18 yrs
BB200610, News in Brief

New REN21 report


2005: record year for investments in renewable energy   According to a new report by the Renewable Energy Policy Network (REN21), global investments for renewable energy in 2005 reached a record high of 29.8 billion euros (US$38 billion), up from 23.53 billion euros (US$30 billion) in 2004. These findings and more are presented in the REN21's 2006 update to its Global Status Report showing trends in renewable investment and policies worldwide.

The 2006 update is, like the first Global Status Report of 2005, a collaborative effort involving more than 100 researchers worldwide. The global policy network “REN 21” was created two years ago in the follow up of the Bonn conference and received strong support from the German Government. Driven by an “International Steering Committee”, REN 21 is a global policy network aimed at providing a forum for international promotion and coordination of renewable energy policy.

The REN21 report (update 2006) estimates that at least 85 renewable energy companies or divisions have market valuations greater than USD 40 million, up from 60 companies or divisions in 2004. The estimated total market valuation of companies in this category is USD 50 billion, double the 2004 estimate, as several high-profile initial public offerings have recently taken place. Many new policies to support renewable energy were adopted over the past year, and many more were extended, revised, or discussed. Not only the EU and US were active, but more than 16 developing countries as well, including Brazil, China, Egypt, India, Mexico, Thailand, and Uganda.

Concerning wind figures, REN21 report is in perfect compliance with the recently released GWEC global status (see Brussels Briefing 06/3). Wind power capacity grew by 24% in 2005 to reach 59 GW, and ten countries added over 300 MW of wind power, up from five countries that had done so in 2004. The countries with the highest total installed capacity are Germany (18,428 MW), Spain (10,027 MW), the USA (9,149 MW), India (4,430 MW) and Denmark (3,122 MW).
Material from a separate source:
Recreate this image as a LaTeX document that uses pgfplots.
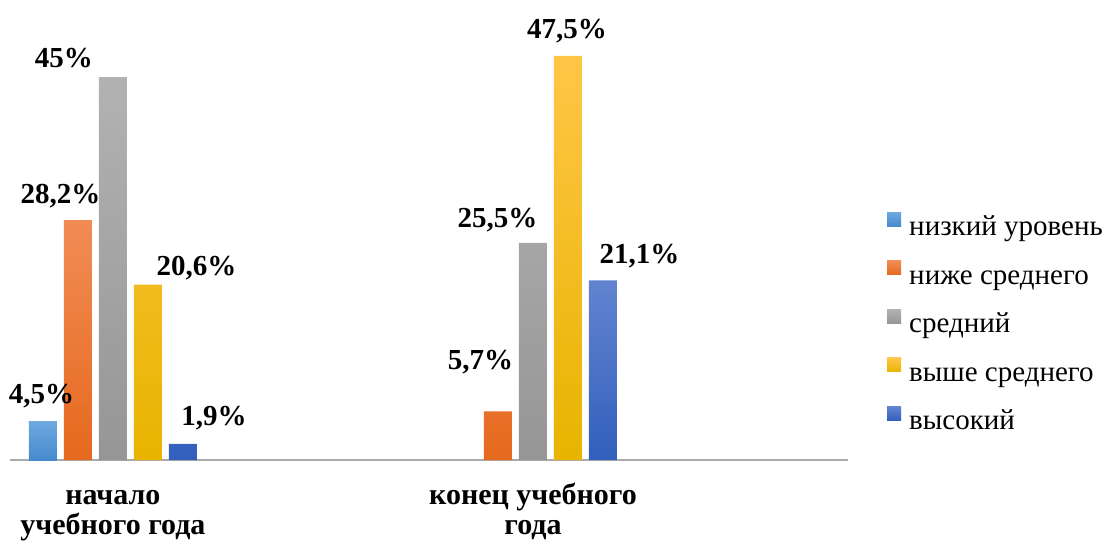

India has thereby overtaken Denmark as the fourth largest wind market in the world. A number of other countries, including Italy, the UK, the Netherlands, China, Japan and Portugal have reached the 1,000 MW mark of installed capacity.
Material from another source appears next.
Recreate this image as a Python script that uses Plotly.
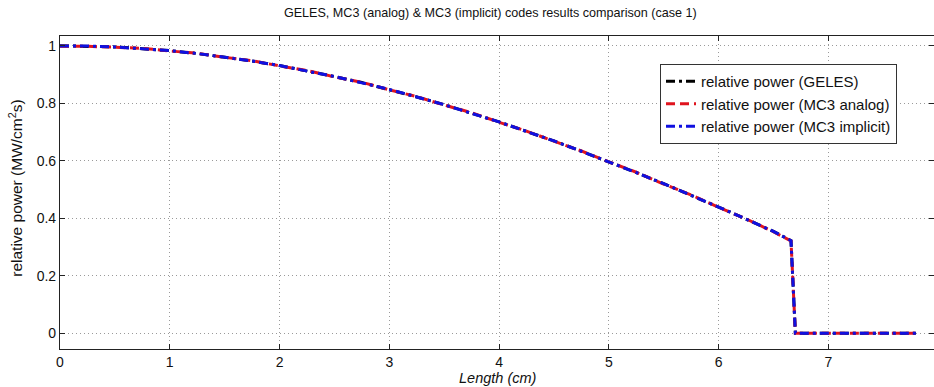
import plotly.graph_objects as go

length_cm = [0, 0.25, 0.5, 0.75, 1.0, 1.25, 1.5, 1.75, 2.0, 2.25, 2.5, 2.75, 3.0, 3.25,
             3.5, 3.75, 4.0, 4.25, 4.5, 4.75, 5.0, 5.25, 5.5, 5.75, 6.0, 6.25, 6.5,
             6.66, 6.70, 7.0, 7.5, 7.80]

geles = [1.000, 0.999, 0.996, 0.990, 0.983, 0.973, 0.961, 0.947, 0.931, 0.913, 0.893,
         0.872, 0.848, 0.822, 0.795, 0.766, 0.735, 0.702, 0.669, 0.633, 0.597, 0.559,
         0.520, 0.480, 0.439, 0.397, 0.354, 0.322, 0.0, 0.0, 0.0, 0.0]

mc3_analog = [0.998, 0.998, 0.995, 0.991, 0.982, 0.974, 0.960, 0.948, 0.930, 0.914, 0.892,
              0.873, 0.847, 0.823, 0.794, 0.767, 0.734, 0.703, 0.668, 0.634, 0.596, 0.560,
              0.519, 0.481, 0.438, 0.398, 0.353, 0.321, 0.0, 0.0, 0.0, 0.0]

mc3_implicit = [0.999, 0.999, 0.996, 0.990, 0.983, 0.973, 0.961, 0.947, 0.931, 0.913, 0.893,
                0.871, 0.848, 0.822, 0.795, 0.765, 0.735, 0.702, 0.669, 0.633, 0.597, 0.559,
                0.520, 0.480, 0.439, 0.397, 0.354, 0.322, 0.0, 0.0, 0.0, 0.0]

x_ticks = [0, 1, 2, 3, 4, 5, 6, 7, 8]
y_ticks = [0, 0.2, 0.4, 0.6, 0.8, 1.0]
y_tick_labels = ["0", "0.2", "0.4", "0.6", "0.8", "1"]

FONT = "Liberation Sans, Arial, sans-serif"

fig = go.Figure()
fig.add_trace(go.Scatter(x=length_cm, y=geles, mode="lines",
                         name="relative power (GELES)",
                         line=dict(color="black", width=3, dash="9px,4px,3px,4px")))
fig.add_trace(go.Scatter(x=length_cm, y=mc3_analog, mode="lines",
                         name="relative power (MC3 analog)",
                         line=dict(color="#e0141e", width=3, dash="9px,5px")))
fig.add_trace(go.Scatter(x=length_cm, y=mc3_implicit, mode="lines",
                         name="relative power (MC3 implicit)",
                         line=dict(color="#1010e0", width=3, dash="9px,4px,3px,4px")))

axis_common = dict(
    showline=True, linecolor="#222", linewidth=1.2, mirror="ticks",
    ticks="inside", ticklen=5, tickcolor="#222",
    showgrid=True, gridcolor="#9a9a9a", griddash="1px,3px", gridwidth=1,
    zeroline=False, automargin=False,
    tickfont=dict(family=FONT, size=14, color="#111"),
)

fig.update_layout(
    width=934, height=387, autosize=False,
    margin=dict(l=60, r=0, t=36, b=38),
    paper_bgcolor="white", plot_bgcolor="white",
    font=dict(family=FONT, color="#111"),
    title=dict(text="GELES, MC3 (analog) & MC3 (implicit) codes results comparison (case 1)",
               x=0.525, xanchor="center", y=1 - 13 / 387, yanchor="middle",
               font=dict(family=FONT, size=12.6, color="#111")),
    xaxis=dict(range=[0, 7.963], tickvals=x_ticks, **axis_common),
    yaxis=dict(range=[-0.055, 1.034], tickvals=y_ticks, ticktext=y_tick_labels,
               **axis_common),
    legend=dict(x=0.6865, y=0.9105, xanchor="left", yanchor="top",
                bgcolor="white", bordercolor="#333", borderwidth=1,
                font=dict(family=FONT, size=15, color="#111"),
                tracegroupgap=0, itemwidth=30),
    showlegend=True,
    annotations=[
        dict(text="<i>Length (cm)</i>", xref="paper", yref="paper",
             x=0.5006, y=-0.0927, xanchor="center", yanchor="middle",
             showarrow=False, font=dict(family=FONT, size=14.5, color="#111")),
        dict(text="relative power (MW/cm<sup>2</sup>s)", xref="paper", yref="paper",
             x=-0.05, y=0.513, xanchor="center", yanchor="middle", textangle=-90,
             showarrow=False, font=dict(family=FONT, size=15.5, color="#111")),
    ],
)

fig.write_html("out.html", config={"displayModeBar": False},
               post_script="document.body.style.margin='0';document.body.style.overflow='hidden';")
The messages from the REN 21 report just like the Global Wind 2005 Report from GWEC are clear. Wind energy has become a global business and it is rapidly developing into a mainstream power source in developing and developed countries. It is a vital technology for responding to the key energy challenges of our time: security of supply, secure growth, climate change, increasing energy demand and volatile fossil fuel prices.
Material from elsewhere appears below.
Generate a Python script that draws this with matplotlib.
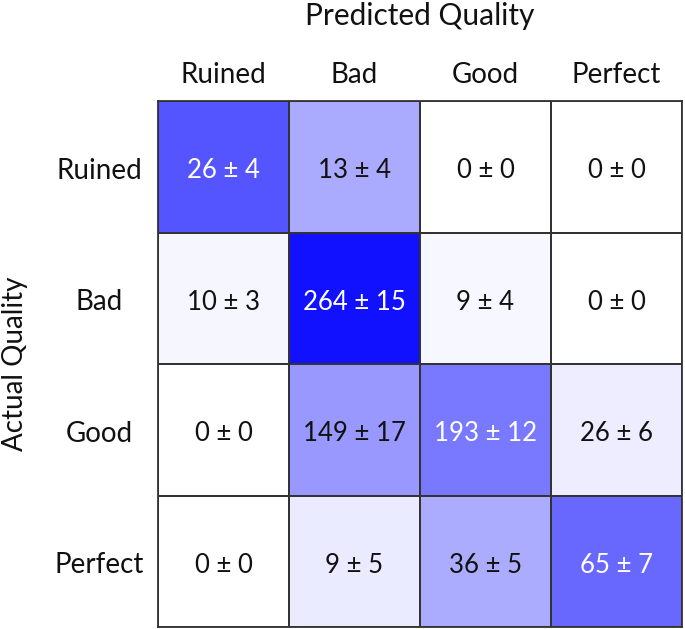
import numpy as np
import matplotlib
matplotlib.use('Agg')
import matplotlib.pyplot as plt
from matplotlib.colors import LinearSegmentedColormap

# --- Data ---
labels = ['Ruined', 'Bad', 'Good', 'Perfect']
means = np.array([
    [26, 13, 0, 0],
    [10, 264, 9, 0],
    [0, 149, 193, 26],
    [0, 9, 36, 65],
])
stds = np.array([
    [4, 4, 0, 0],
    [3, 15, 4, 0],
    [0, 17, 12, 6],
    [0, 5, 5, 7],
])

# colour is row-normalised
frac = means / means.sum(axis=1, keepdims=True)

plt.rcParams['font.family'] = ['Lato', 'DejaVu Sans']
cmap = LinearSegmentedColormap.from_list('wb', ['#ffffff', '#0000ff'])

dpi = 100
fig = plt.figure(figsize=(6.85, 6.29), dpi=dpi)
ax = fig.add_axes([158 / 685, 2 / 629, 524 / 685, 526 / 629])

ax.pcolormesh(np.arange(5), np.arange(5), frac, cmap=cmap, vmin=0, vmax=1,
              edgecolors='#333333', linewidth=1.3)
ax.set_xlim(0, 4)
ax.set_ylim(4, 0)

for i in range(4):
    for j in range(4):
        color = 'white' if frac[i, j] > 0.5 else '#111111'
        ax.text(j + 0.5, i + 0.53, f'{means[i, j]} \u00b1 {stds[i, j]}',
                ha='center', va='center', fontsize=18.5, color=color)

ax.set_xticks([])
ax.set_yticks([])
for s in ax.spines.values():
    s.set_color('#333333')
    s.set_linewidth(1.3)

# column labels
for j, lab in enumerate(labels):
    ax.text(j + 0.5, -0.2, lab, ha='center', va='center', fontsize=20, color='#111111')
# row labels
for i, lab in enumerate(labels):
    ax.text(-0.45, i + 0.53, lab, ha='center', va='center', fontsize=20, color='#111111')

fig.text(420 / 685, 1 - 16 / 629, 'Predicted Quality', ha='center', va='center',
         fontsize=21.5, color='#111111')
fig.text(15 / 685, 1 - 364 / 629, 'Actual Quality', ha='center', va='center',
         rotation=90, fontsize=20, color='#111111')

fig.savefig('out.png', dpi=dpi)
In an open letter to the G8 Summit in St Petersburg on 15-17 July, the global wind energy industry had called the G8 leaders to build on the momentum created by the 2005 Gleneagles Summit and to make a strong commitment to a sustainable and secure energy future. The letter emphasised that wind technology is not a dream for the future – it is real, it is mature and it can be deployed on a large scale. Thanks to twenty years of technological progress, wind turbines have come a long way and a wind farm today acts much more like a conventional power station.

"Wind energy can and must play a central role in responding to the key energy challenges of our time: security of supply, climate change, increasing energy demand and volatile fossil fuel prices," concludes the letter.

However, the biggest developments are still ahead… as the potential for further wind energy development remains significant. As with any other energy source, the wind power market is largely driven by policy and markets only exist where policy support is enacted. As a result, political support both at national and at international level is key to the global success of wind energy.